• _Data shown_:
-- start --

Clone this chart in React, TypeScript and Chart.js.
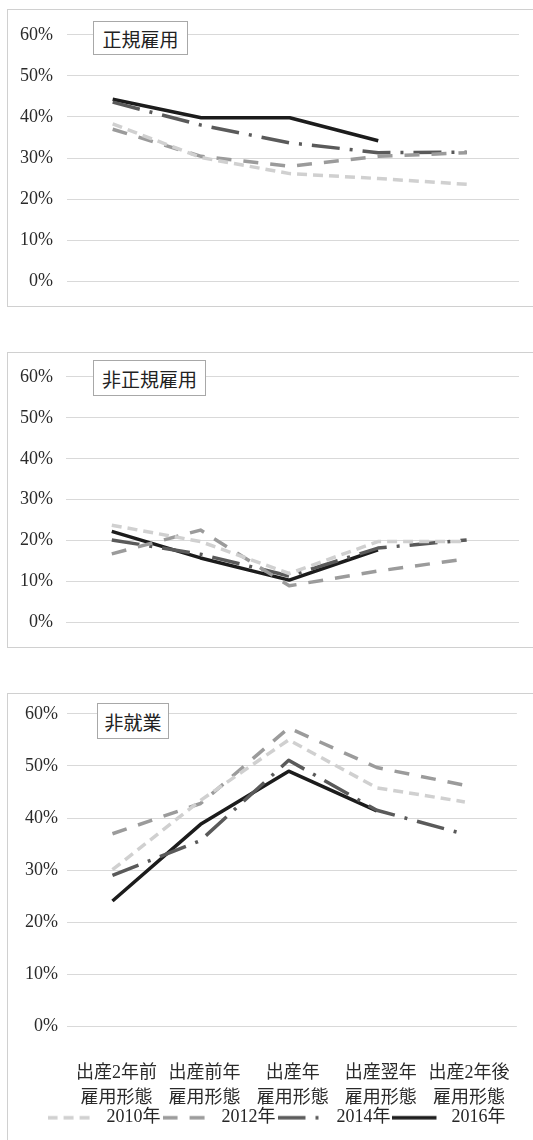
import React, { useEffect, useRef } from 'react';
import { Chart, registerables } from 'chart.js';

Chart.register(...registerables);

// ---- data ----
const categories: string[][] = [
  ['出産2年前', '雇用形態'],
  ['出産前年', '雇用形態'],
  ['出産年', '雇用形態'],
  ['出産翌年', '雇用形態'],
  ['出産2年後', '雇用形態'],
];
const seriesNames = ['2010年', '2012年', '2014年', '2016年'];
const yTickLabels = ['0%', '10%', '20%', '30%', '40%', '50%', '60%'];
const panelTitles = ['正規雇用', '非正規雇用', '非就業'];

const seiki2010 = [38.3, 30.1, 26.2, 25.0, 23.6];
const seiki2012 = [37.0, 30.4, 28.0, 30.4, 31.3];
const seiki2014 = [43.6, 38.0, 33.7, 31.3, 31.4];
const seiki2016 = [44.3, 39.8, 39.8, 34.2, null];

const hiseiki2010 = [23.8, 19.8, 12.0, 19.8, 19.8];
const hiseiki2012 = [16.8, 22.6, 9.0, 12.6, 15.6];
const hiseiki2014 = [20.2, 16.7, 11.4, 18.2, 20.2];
const hiseiki2016 = [22.3, 15.8, 10.4, 17.8, null];

const hishugyo2010 = [30.1, 43.4, 55.0, 45.8, 43.1];
const hishugyo2012 = [37.0, 42.8, 57.3, 49.7, 46.3];
const hishugyo2014 = [29.0, 35.7, 51.1, 41.5, 36.9];
const hishugyo2016 = [24.1, 38.8, 49.0, 41.4, null];

// ---- styles ----
const lineColors = ['#d0d0d0', '#9b9b9b', '#5a5a5a', '#1c1c1c'];
const lineDashes = [[10, 6], [15, 12], [28, 10, 3, 10], []];
const LINE_W = 3.5;
const FONT = "'Liberation Serif', 'Noto Sans CJK JP', serif";

// legend sample: 44px line inside a 50px box
function makeLegendSample(i: number): HTMLCanvasElement {
  const c = document.createElement('canvas');
  c.width = 50;
  c.height = 8;
  const g = c.getContext('2d')!;
  g.strokeStyle = lineColors[i];
  g.lineWidth = LINE_W;
  g.setLineDash(lineDashes[i]);
  g.beginPath();
  g.moveTo(0, 4);
  g.lineTo(44, 4);
  g.stroke();
  return c;
}

type PanelCfg = {
  title: string;
  series: (number | null)[][];
  top: number;
  height: number;
  canvasH: number;
  padTop: number;
  padBottom: number;
  yPad: number;
  chartLeft: number;
  showX: boolean;
  box: { left: number; top: number; width: number; height: number };
};

function Panel({ cfg }: { cfg: PanelCfg }) {
  const ref = useRef<HTMLCanvasElement | null>(null);
  useEffect(() => {
    if (!ref.current) return;
    const samples = seriesNames.map((_, i) => makeLegendSample(i));
    const datasets = cfg.series.map((vals, si) => ({
      label: seriesNames[si],
      data: vals.map((v, i) => ({ x: i, y: v })),
      borderColor: lineColors[si],
      backgroundColor: lineColors[si],
      borderDash: lineDashes[si],
      borderWidth: LINE_W,
      borderJoinStyle: 'round' as const,
      pointRadius: 0,
      tension: 0,
      fill: false,
      spanGaps: false,
    }));
    const xScale: any = {
      type: 'linear',
      display: cfg.showX,
      min: -0.516,
      max: 4.59,
      grid: { display: false },
      border: { display: false },
      ticks: {
        stepSize: 1,
        includeBounds: false,
        autoSkip: false,
        maxRotation: 0,
        padding: 26,
        labelOffset: 4,
        color: '#2a2a2a',
        font: { family: FONT, size: 18, lineHeight: 25 / 18 },
        callback: (v: any) => (Number.isInteger(v) && categories[v] ? categories[v] : ''),
      },
    };
    if (cfg.showX) {
      xScale.afterFit = (s: any) => {
        s.height = 80;
      };
    }
    const LEFT_PAD = 12;
    const chart = new Chart(ref.current, {
      type: 'line',
      data: { datasets },
      options: {
        animation: false,
        responsive: false,
        layout: { padding: { top: cfg.padTop, bottom: cfg.padBottom, left: LEFT_PAD, right: 0 } },
        plugins: {
          tooltip: { enabled: false },
          legend: {
            display: cfg.showX,
            position: 'bottom',
            labels: {
              usePointStyle: true,
              pointStyleWidth: 50,
              padding: 2,
              color: '#262626',
              font: { family: FONT, size: 18 },
              generateLabels: (c: any) => {
                const items = (Chart.defaults.plugins.legend.labels as any).generateLabels(c);
                items.forEach((it: any, i: number) => {
                  it.pointStyle = samples[i];
                  it.lineWidth = 0;
                });
                return items;
              },
            },
          },
        },
        scales: {
          x: xScale,
          y: {
            min: 0,
            max: 60,
            afterFit: (s: any) => {
              s.width = cfg.chartLeft - LEFT_PAD;
            },
            grid: { color: '#d9d9d9', lineWidth: 1, drawTicks: false },
            border: { display: false },
            ticks: {
              stepSize: 10,
              padding: cfg.yPad,
              color: '#2a2a2a',
              font: { family: FONT, size: 18 },
              callback: (v: any) => yTickLabels[Math.round(v / 10)],
            },
          },
          yRight: {
            position: 'right',
            display: true,
            afterFit: (s: any) => {
              s.width = 14;
            },
            grid: { display: false },
            border: { display: false },
            ticks: { display: false },
          },
        },
      },
    });
    return () => chart.destroy();
  }, [cfg]);

  return (
    <>
      <div
        style={{
          position: 'absolute',
          left: 7,
          top: cfg.top,
          width: 560,
          height: cfg.height,
          border: '1px solid #d0d0d0',
          boxSizing: 'border-box',
        }}
      >
        <canvas ref={ref} width={525} height={cfg.canvasH} style={{ display: 'block', width: 525, height: cfg.canvasH }} />
      </div>
      <div
        style={{
          position: 'absolute',
          left: cfg.box.left,
          top: cfg.box.top,
          width: cfg.box.width,
          height: cfg.box.height,
          boxSizing: 'border-box',
          border: '1px solid #a8a8a8',
          background: '#fff',
          fontFamily: FONT,
          fontSize: 19,
          color: '#222',
          display: 'flex',
          alignItems: 'center',
          justifyContent: 'center',
        }}
      >
        {cfg.title}
      </div>
    </>
  );
}

const panels: PanelCfg[] = [
  {
    title: panelTitles[0],
    series: [seiki2010, seiki2012, seiki2014, seiki2016],
    top: 9,
    height: 298,
    canvasH: 296,
    padTop: 19,
    padBottom: 24,
    yPad: 14,
    chartLeft: 59,
    showX: false,
    box: { left: 93, top: 21, width: 95, height: 34 },
  },
  {
    title: panelTitles[1],
    series: [hiseiki2010, hiseiki2012, hiseiki2014, hiseiki2016],
    top: 352,
    height: 296,
    canvasH: 294,
    padTop: 18.7,
    padBottom: 24.3,
    yPad: 13,
    chartLeft: 58,
    showX: false,
    box: { left: 93, top: 360, width: 113, height: 36 },
  },
  {
    title: panelTitles[2],
    series: [hishugyo2010, hishugyo2012, hishugyo2014, hishugyo2016],
    top: 693,
    height: 470,
    canvasH: 446,
    padTop: 19.3,
    padBottom: 3.3,
    yPad: 9,
    chartLeft: 59,
    showX: true,
    box: { left: 97, top: 703, width: 72, height: 36 },
  },
];

export default function App() {
  return (
    <div
      style={{
        position: 'absolute',
        left: 0,
        top: 0,
        width: 533,
        height: 1140,
        overflow: 'hidden',
        background: '#fff',
      }}
    >
      {panels.map((p, i) => (
        <Panel key={i} cfg={p} />
      ))}
    </div>
  );
}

-- end --

• _Given instruction_: Each line from the top of the material through the line containing "const seiki2016 = [44.3, 39.8, 39.8, 34.2, null];" should be reproduced exactly; please drop any images.

• _Task response_:
Clone this chart in React, TypeScript and Chart.js.
import React, { useEffect, useRef } from 'react';
import { Chart, registerables } from 'chart.js';

Chart.register(...registerables);

// ---- data ----
const categories: string[][] = [
  ['出産2年前', '雇用形態'],
  ['出産前年', '雇用形態'],
  ['出産年', '雇用形態'],
  ['出産翌年', '雇用形態'],
  ['出産2年後', '雇用形態'],
];
const seriesNames = ['2010年', '2012年', '2014年', '2016年'];
const yTickLabels = ['0%', '10%', '20%', '30%', '40%', '50%', '60%'];
const panelTitles = ['正規雇用', '非正規雇用', '非就業'];

const seiki2010 = [38.3, 30.1, 26.2, 25.0, 23.6];
const seiki2012 = [37.0, 30.4, 28.0, 30.4, 31.3];
const seiki2014 = [43.6, 38.0, 33.7, 31.3, 31.4];
const seiki2016 = [44.3, 39.8, 39.8, 34.2, null];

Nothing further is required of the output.